* [RECORDS]

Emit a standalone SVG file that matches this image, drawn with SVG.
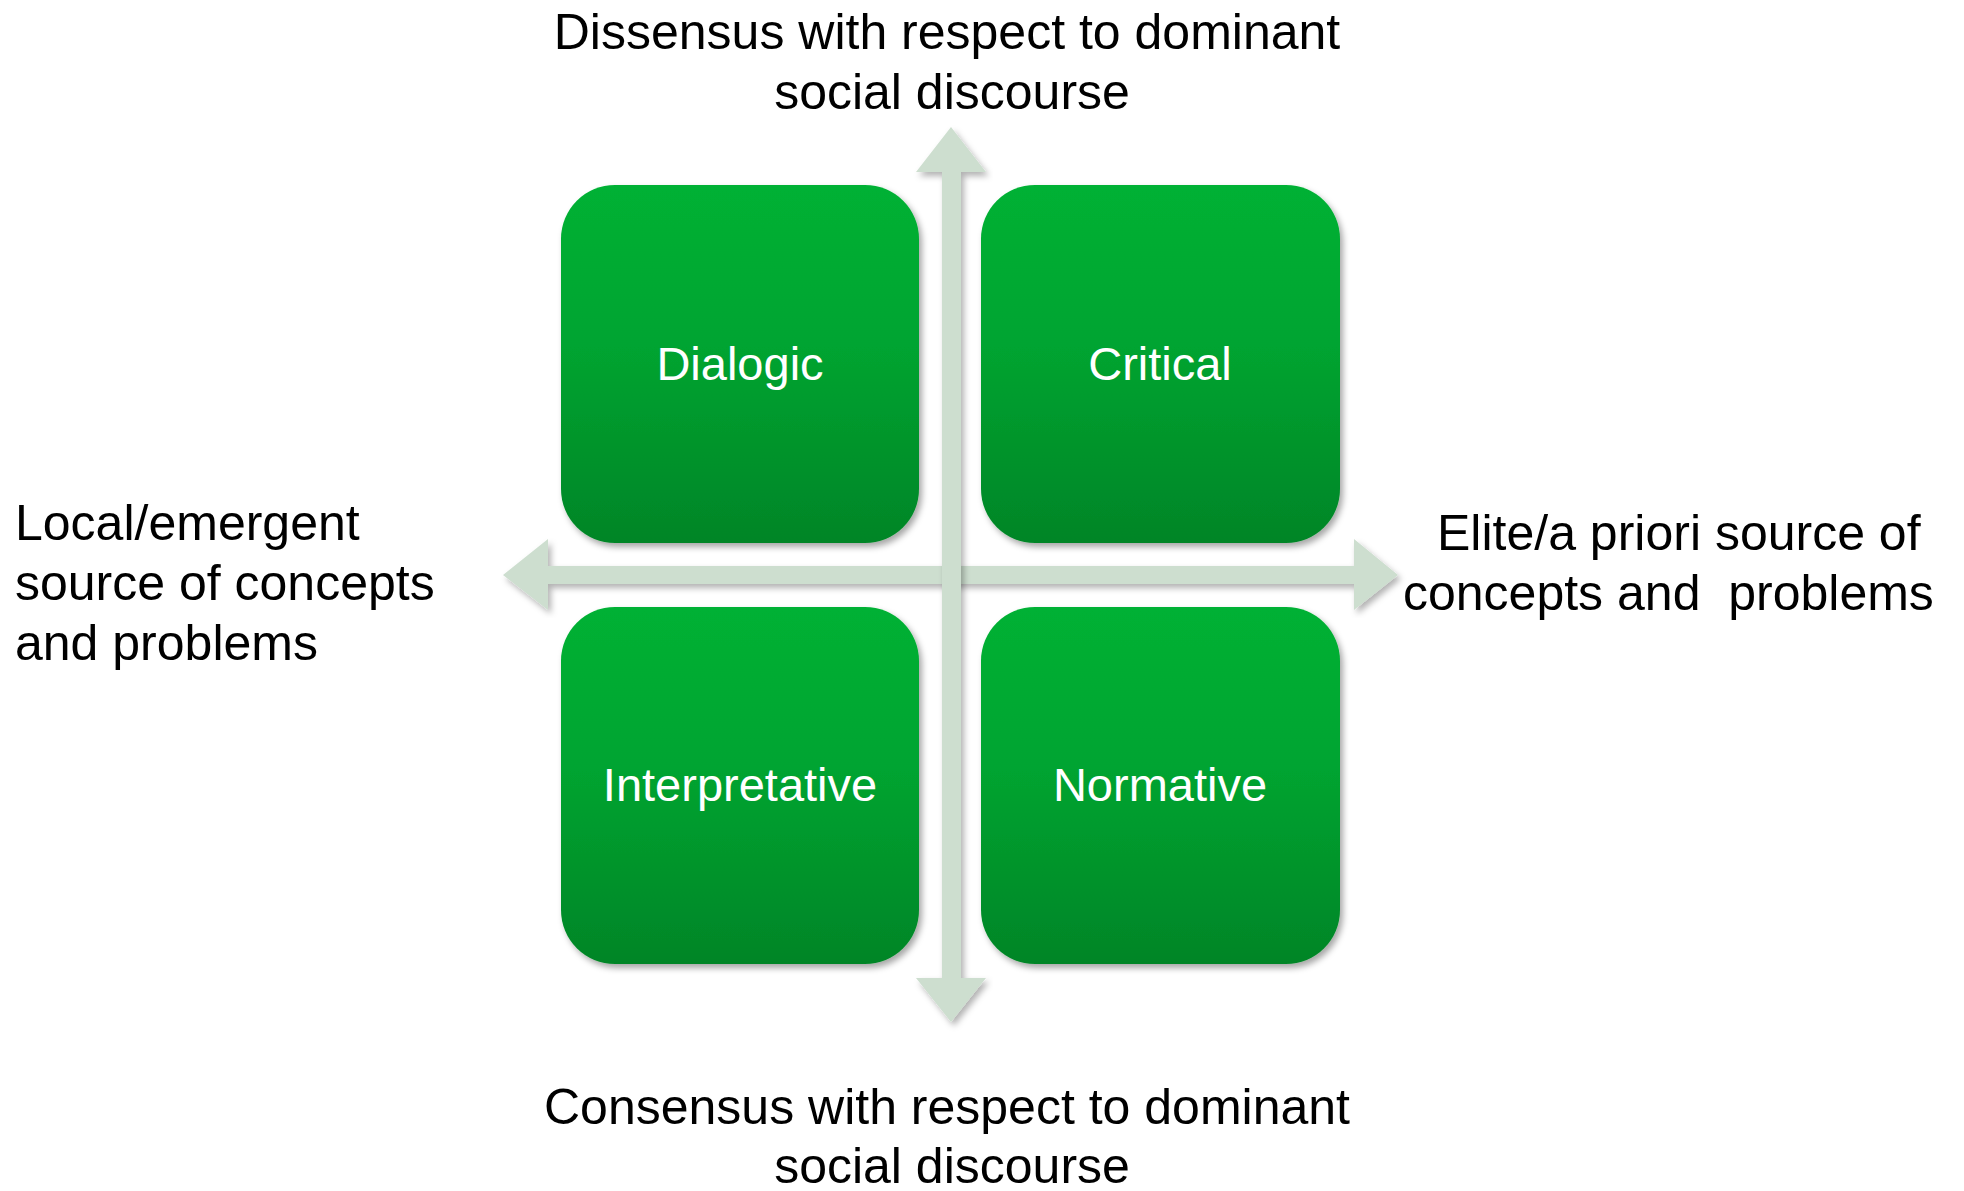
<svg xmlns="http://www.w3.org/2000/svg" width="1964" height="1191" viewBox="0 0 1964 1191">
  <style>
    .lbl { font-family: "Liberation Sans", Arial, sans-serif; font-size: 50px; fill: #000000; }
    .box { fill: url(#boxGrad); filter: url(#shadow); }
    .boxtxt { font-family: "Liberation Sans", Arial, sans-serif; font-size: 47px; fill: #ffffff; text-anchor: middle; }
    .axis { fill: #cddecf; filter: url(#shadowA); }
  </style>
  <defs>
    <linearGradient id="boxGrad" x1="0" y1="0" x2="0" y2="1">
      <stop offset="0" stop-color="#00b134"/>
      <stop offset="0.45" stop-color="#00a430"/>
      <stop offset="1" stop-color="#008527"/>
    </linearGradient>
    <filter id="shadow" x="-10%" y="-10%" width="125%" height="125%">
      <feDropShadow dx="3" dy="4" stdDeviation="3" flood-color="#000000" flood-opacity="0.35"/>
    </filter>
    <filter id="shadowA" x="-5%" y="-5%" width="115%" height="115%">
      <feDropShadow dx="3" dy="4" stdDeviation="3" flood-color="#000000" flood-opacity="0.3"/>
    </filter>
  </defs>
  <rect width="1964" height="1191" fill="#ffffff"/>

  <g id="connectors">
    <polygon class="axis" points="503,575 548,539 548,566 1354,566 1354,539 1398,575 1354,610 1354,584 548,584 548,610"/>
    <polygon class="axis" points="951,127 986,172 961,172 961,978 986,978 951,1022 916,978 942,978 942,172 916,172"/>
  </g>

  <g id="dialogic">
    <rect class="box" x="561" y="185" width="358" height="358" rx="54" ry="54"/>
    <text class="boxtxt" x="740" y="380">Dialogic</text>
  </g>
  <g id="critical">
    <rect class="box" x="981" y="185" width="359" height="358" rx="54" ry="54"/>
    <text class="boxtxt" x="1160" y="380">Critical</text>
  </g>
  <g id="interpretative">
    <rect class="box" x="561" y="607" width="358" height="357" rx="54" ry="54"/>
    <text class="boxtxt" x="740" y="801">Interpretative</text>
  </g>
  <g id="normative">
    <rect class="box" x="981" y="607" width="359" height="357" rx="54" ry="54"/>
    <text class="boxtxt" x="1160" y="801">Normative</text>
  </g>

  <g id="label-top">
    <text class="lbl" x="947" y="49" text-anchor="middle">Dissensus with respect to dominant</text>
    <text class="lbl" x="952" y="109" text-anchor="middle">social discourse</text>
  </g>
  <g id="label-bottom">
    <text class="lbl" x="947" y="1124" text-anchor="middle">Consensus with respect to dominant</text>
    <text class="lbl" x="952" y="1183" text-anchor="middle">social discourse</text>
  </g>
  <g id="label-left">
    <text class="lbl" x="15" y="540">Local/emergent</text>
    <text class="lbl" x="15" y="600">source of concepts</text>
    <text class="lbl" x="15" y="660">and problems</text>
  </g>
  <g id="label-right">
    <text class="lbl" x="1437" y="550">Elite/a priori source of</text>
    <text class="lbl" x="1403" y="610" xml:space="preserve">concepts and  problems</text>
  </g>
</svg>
* * *
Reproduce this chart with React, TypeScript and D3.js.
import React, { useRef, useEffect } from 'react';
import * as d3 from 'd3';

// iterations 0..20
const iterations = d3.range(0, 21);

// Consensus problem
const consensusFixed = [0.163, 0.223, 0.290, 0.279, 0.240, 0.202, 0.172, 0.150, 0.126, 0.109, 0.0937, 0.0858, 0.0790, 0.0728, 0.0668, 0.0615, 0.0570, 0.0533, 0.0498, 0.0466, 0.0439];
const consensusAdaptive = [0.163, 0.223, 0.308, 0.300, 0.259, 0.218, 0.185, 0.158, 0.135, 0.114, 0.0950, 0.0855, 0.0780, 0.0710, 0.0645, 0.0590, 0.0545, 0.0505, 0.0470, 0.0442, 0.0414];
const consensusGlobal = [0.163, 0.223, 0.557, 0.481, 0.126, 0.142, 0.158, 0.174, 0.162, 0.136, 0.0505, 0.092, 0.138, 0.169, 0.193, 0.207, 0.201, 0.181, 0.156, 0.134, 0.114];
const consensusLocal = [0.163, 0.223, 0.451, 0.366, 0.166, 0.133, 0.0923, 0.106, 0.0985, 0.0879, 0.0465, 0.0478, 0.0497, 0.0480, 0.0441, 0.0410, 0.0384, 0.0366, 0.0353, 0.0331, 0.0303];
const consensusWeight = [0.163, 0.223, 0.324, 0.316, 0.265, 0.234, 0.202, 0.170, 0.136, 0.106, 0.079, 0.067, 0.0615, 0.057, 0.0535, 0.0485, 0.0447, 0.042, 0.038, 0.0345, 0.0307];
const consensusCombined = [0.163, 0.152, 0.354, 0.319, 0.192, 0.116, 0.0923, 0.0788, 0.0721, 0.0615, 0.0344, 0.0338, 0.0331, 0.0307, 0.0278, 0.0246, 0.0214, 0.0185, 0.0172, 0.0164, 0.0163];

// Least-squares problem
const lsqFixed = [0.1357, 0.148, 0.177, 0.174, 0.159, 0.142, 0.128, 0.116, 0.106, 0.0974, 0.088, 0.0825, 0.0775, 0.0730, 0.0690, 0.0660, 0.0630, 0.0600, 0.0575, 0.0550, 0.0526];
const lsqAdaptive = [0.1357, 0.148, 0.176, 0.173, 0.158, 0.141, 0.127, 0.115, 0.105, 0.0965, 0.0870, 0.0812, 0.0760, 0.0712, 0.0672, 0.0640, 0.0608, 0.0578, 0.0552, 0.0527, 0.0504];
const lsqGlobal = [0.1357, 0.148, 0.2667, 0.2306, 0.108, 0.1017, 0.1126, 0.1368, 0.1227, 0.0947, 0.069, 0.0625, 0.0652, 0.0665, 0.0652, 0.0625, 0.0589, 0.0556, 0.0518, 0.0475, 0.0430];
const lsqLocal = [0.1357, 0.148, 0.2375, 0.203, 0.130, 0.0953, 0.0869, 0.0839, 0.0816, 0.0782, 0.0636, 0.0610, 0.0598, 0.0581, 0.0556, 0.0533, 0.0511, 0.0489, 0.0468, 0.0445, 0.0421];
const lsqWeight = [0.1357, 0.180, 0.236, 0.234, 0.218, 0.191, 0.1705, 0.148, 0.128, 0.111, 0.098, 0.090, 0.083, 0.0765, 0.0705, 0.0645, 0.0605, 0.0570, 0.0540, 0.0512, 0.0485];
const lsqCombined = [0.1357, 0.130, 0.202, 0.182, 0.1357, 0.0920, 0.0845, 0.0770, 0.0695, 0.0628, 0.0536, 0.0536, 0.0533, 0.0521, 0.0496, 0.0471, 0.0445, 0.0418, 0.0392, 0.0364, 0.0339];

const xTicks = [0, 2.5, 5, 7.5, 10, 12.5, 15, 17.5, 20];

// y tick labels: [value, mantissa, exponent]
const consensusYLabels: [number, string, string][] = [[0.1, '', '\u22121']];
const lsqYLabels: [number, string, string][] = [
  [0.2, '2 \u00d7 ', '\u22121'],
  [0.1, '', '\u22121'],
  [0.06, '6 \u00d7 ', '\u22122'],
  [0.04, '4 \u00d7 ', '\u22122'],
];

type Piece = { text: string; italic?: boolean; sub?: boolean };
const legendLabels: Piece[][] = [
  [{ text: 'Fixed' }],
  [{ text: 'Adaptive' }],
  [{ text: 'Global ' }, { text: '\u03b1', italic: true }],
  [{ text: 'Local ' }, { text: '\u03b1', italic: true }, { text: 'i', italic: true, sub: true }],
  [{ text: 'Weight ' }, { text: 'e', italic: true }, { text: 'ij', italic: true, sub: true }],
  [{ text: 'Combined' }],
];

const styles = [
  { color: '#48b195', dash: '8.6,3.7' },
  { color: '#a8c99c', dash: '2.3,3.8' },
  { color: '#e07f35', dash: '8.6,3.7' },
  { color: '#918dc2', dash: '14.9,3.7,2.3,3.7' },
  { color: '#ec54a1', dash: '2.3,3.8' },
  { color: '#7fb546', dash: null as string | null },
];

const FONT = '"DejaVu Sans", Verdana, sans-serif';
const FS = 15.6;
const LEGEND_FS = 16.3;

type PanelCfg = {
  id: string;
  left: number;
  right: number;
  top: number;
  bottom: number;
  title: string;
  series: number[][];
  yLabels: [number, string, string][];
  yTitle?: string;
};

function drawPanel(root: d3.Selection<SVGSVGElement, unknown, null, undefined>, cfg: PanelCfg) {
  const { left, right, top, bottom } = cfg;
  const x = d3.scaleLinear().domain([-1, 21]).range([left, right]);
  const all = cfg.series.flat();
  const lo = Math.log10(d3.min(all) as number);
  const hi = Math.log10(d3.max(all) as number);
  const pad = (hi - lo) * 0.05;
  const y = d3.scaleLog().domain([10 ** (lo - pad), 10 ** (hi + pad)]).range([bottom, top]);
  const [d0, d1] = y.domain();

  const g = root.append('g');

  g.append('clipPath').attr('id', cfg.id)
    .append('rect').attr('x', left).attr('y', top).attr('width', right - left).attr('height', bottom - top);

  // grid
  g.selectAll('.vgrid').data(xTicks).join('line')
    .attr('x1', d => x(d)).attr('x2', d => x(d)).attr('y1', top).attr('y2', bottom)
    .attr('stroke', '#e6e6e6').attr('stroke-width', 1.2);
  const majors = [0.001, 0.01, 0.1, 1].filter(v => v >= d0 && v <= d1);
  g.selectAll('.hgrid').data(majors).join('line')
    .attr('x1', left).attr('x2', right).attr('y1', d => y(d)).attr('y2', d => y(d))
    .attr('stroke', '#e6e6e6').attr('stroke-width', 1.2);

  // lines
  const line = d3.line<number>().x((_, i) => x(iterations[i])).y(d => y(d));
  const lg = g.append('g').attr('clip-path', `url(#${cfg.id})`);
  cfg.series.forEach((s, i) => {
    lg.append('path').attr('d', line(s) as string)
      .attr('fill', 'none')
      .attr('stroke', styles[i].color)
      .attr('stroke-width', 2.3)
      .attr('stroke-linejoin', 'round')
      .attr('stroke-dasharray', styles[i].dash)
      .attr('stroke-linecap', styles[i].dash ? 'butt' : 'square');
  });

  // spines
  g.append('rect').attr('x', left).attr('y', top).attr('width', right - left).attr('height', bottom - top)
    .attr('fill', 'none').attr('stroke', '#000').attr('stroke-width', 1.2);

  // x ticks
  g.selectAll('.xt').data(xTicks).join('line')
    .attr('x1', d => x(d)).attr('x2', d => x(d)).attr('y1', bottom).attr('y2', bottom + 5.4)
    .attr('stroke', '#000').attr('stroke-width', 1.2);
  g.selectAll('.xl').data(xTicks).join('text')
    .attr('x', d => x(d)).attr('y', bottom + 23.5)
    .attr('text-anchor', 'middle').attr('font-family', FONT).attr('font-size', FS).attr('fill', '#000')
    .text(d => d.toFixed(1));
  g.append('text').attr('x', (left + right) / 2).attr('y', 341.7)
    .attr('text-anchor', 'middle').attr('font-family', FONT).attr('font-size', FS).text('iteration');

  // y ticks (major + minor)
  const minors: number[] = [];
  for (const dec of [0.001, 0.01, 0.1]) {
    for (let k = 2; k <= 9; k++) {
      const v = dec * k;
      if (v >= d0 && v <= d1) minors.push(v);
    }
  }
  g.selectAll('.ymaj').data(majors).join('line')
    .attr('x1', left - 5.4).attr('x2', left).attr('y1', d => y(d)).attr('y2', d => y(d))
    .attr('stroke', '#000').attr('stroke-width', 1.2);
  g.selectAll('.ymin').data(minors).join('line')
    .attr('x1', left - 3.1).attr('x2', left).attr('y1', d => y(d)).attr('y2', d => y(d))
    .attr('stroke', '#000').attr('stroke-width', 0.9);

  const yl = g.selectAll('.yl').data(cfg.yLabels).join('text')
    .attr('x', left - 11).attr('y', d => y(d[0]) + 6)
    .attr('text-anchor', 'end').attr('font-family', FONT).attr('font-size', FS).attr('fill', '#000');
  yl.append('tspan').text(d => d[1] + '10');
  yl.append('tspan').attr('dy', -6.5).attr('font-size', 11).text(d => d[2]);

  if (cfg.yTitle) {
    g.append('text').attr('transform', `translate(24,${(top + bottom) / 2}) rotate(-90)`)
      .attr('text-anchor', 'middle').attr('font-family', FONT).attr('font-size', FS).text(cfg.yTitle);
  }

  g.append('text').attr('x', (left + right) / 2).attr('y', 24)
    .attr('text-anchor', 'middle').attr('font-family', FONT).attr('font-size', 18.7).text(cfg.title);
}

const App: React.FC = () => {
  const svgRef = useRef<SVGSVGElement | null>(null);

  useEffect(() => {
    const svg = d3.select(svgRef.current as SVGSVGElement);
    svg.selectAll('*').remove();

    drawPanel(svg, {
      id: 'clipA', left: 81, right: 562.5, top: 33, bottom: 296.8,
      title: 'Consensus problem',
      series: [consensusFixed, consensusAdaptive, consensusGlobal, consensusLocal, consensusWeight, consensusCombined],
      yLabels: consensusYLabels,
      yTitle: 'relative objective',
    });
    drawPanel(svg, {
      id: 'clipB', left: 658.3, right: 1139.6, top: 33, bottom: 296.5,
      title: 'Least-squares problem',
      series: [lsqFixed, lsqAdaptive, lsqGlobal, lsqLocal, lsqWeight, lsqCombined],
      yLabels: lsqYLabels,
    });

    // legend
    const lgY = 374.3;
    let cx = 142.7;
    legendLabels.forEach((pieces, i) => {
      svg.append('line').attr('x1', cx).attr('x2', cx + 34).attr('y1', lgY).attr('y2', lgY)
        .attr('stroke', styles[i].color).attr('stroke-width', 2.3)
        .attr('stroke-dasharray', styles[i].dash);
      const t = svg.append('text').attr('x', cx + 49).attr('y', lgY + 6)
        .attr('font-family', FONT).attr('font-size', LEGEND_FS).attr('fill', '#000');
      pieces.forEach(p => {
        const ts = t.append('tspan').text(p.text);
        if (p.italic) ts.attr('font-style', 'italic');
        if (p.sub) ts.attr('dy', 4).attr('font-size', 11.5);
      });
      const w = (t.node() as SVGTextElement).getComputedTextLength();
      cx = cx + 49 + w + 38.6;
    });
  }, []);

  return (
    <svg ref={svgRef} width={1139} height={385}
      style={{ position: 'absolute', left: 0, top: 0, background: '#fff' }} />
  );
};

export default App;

* [YOUR GOAL] Locate the word "React" in the records and collect each line it appears in.

* [EXERCISE OUTPUT]
Reproduce this chart with React, TypeScript and D3.js.
import React, { useRef, useEffect } from 'react';
const App: React.FC = () => {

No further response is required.